Let us consider the functors from dg algebras to graded spaces given by Hochshcild homology and cyclic homology. Then it is well known that in degree $0$, both functors are given by $A\longmapsto A/[A,A]$. However, if $A$ is a usual associative algebra over a field of characeristic $0$, and if we pick a free model $B=(TV,d)\longrightarrow A$, the homology of $B/[B,B]$ is $\mathrm{HC}_*(A)$. In this sense, HC is the right Taylor expansion for the abelianization functor in characteristic zero. At some point I naïvely thought that this would give HH instead. This motivates the following questions:

Q1. How should I have known that taking the left derived functor of abelianization in the model category $\mathsf{Alg}$ would give HC and *not* HH, even though at $t=0$ both theories coincide? 

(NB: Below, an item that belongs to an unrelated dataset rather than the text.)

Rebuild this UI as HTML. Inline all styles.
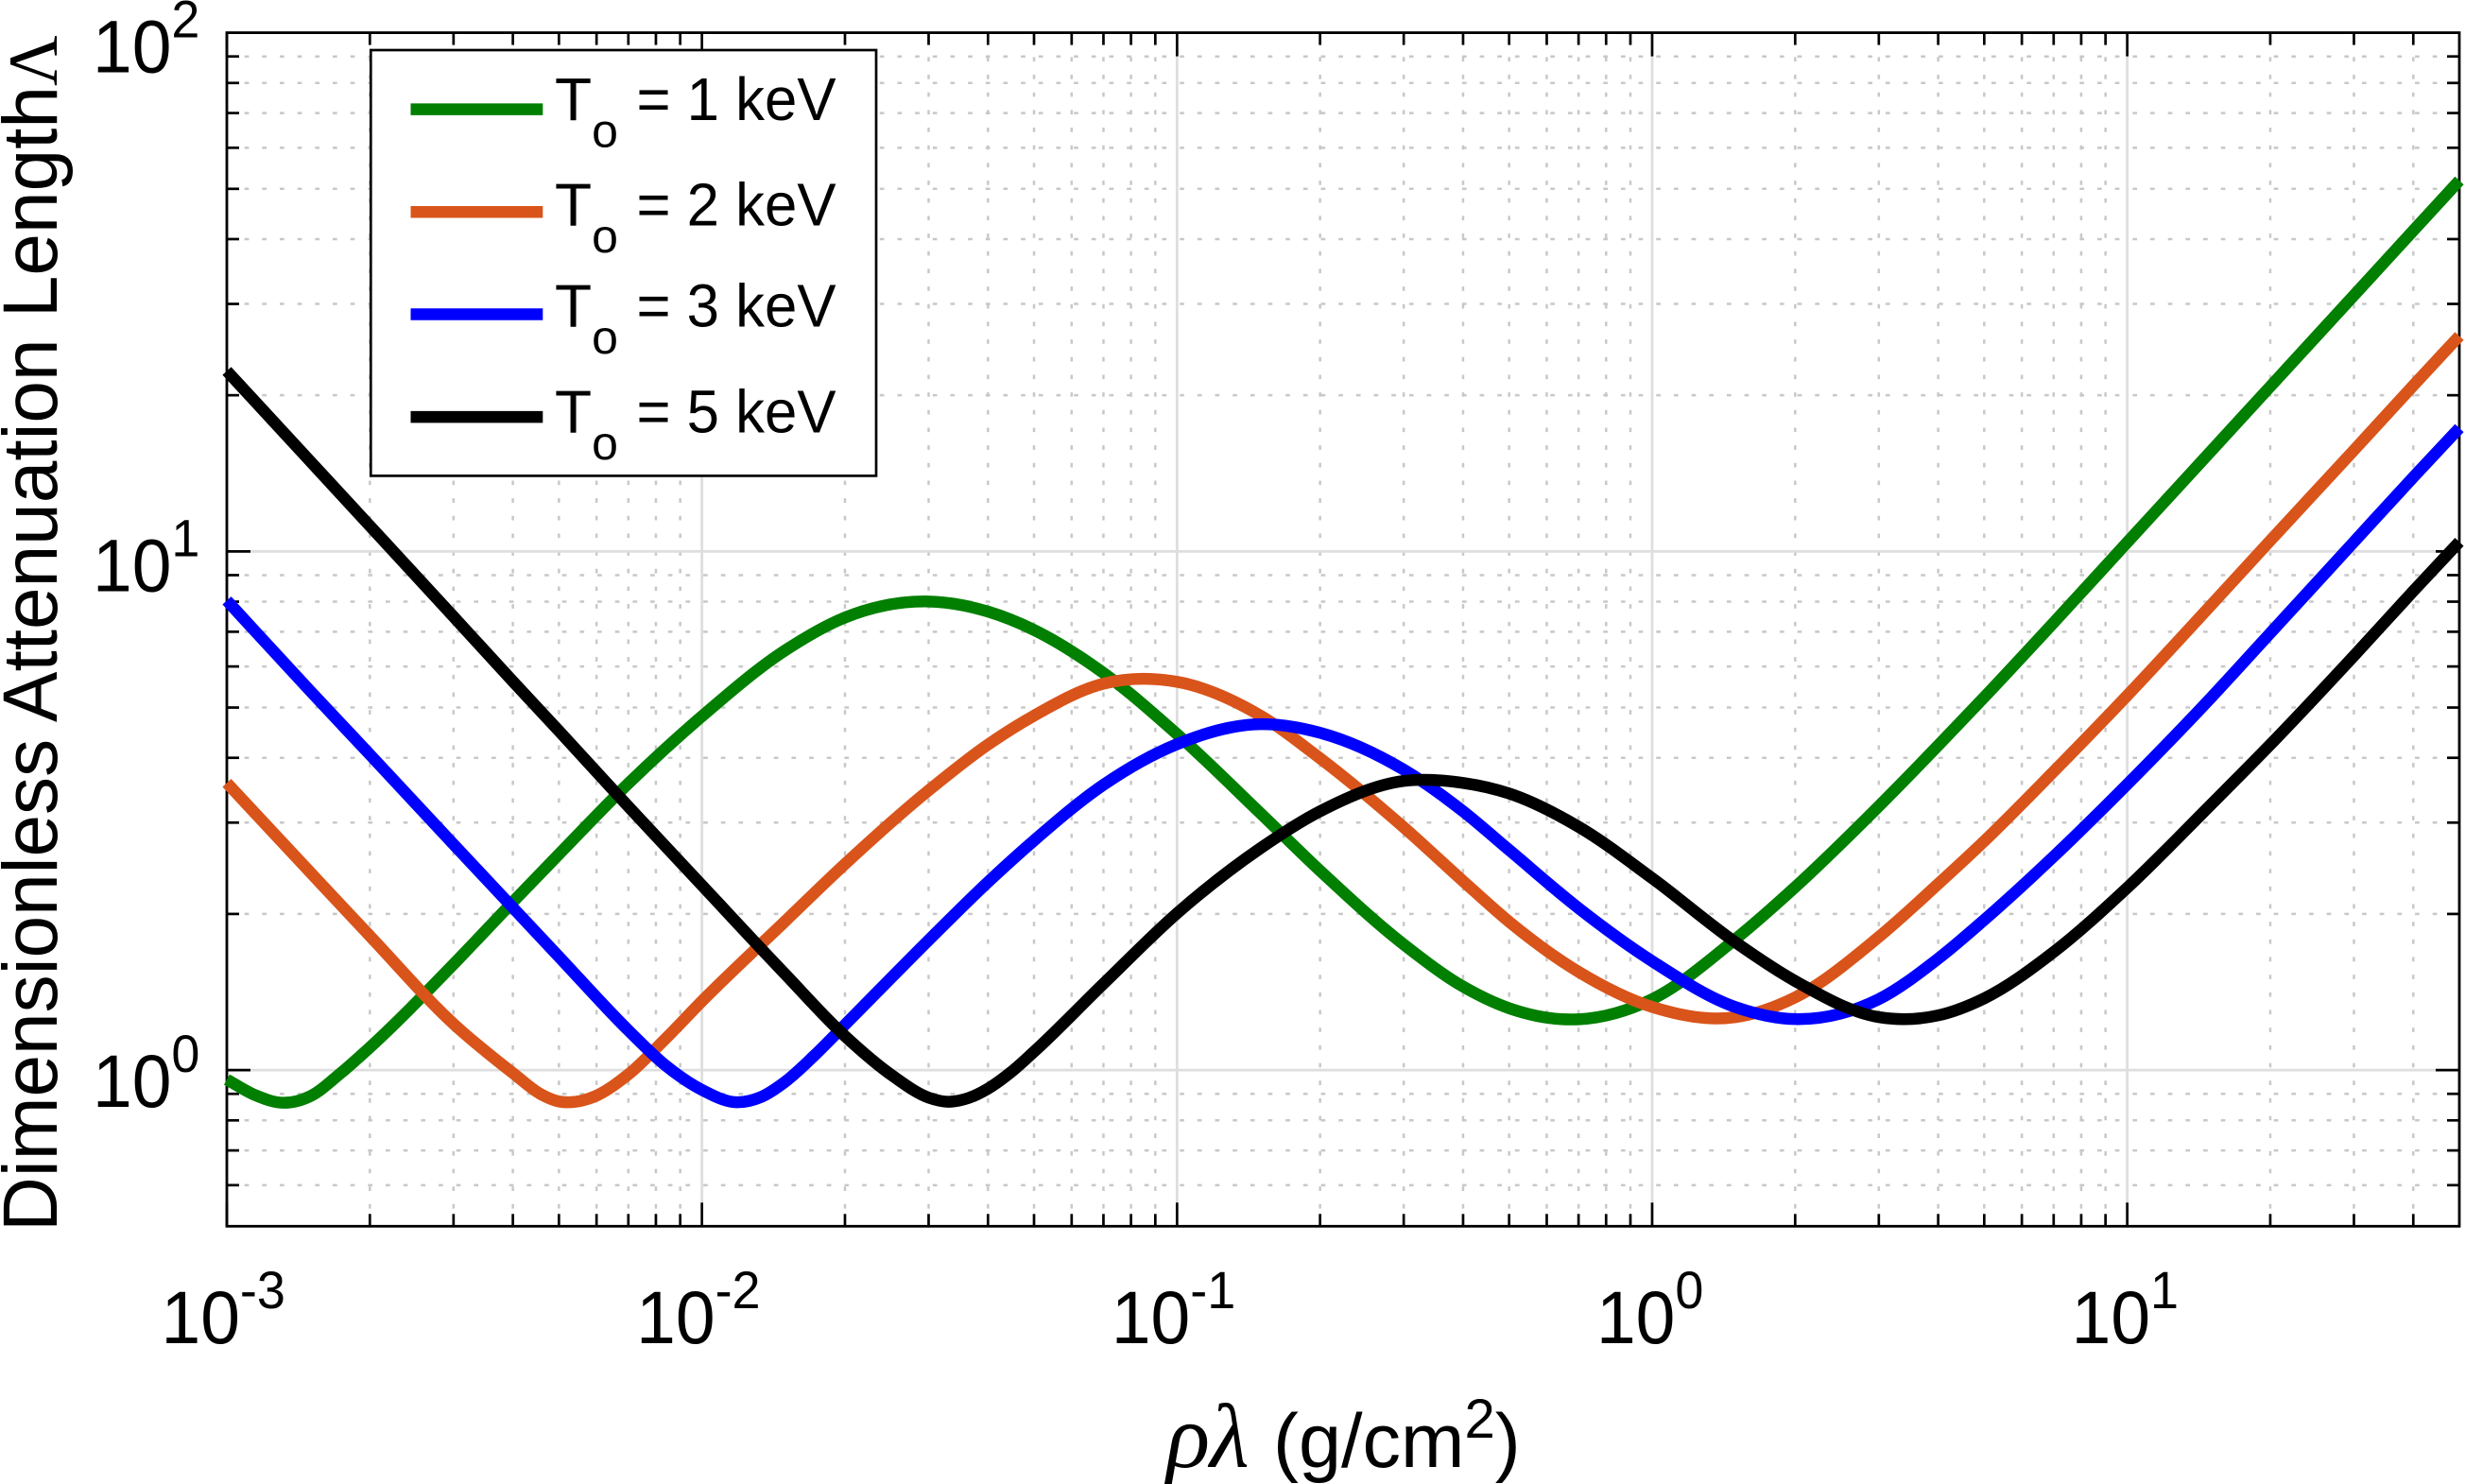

Q2. What other 'real life' examples are there of this phenomenon? (If the example is in $\mathsf{Alg}$, better!)

Q3. Can one describe the functors that coincide with HC and HH at $t=0$ in the sense above, but nonetheless give different theories in large degrees? Or at least give examples, as in Q2?

*Disclaimer* I am aware of the correct definition of $\mathrm{HH}$ as a funtor in $\mathsf{Alg}$ in terms of free models, where one needs to correct the $0$-forms $B$ by $1$-forms on $B$ and build a double complex. Similarly, $\mathrm{HC}$ in arbitrary characteristic needs a double complex built from the previous one, making it $2$-periodic, which incorporates the universal derivation from $0$-forms to $1$-forms. This gives me a "technical" answer, I am looking for something a bit less technical but still convincing.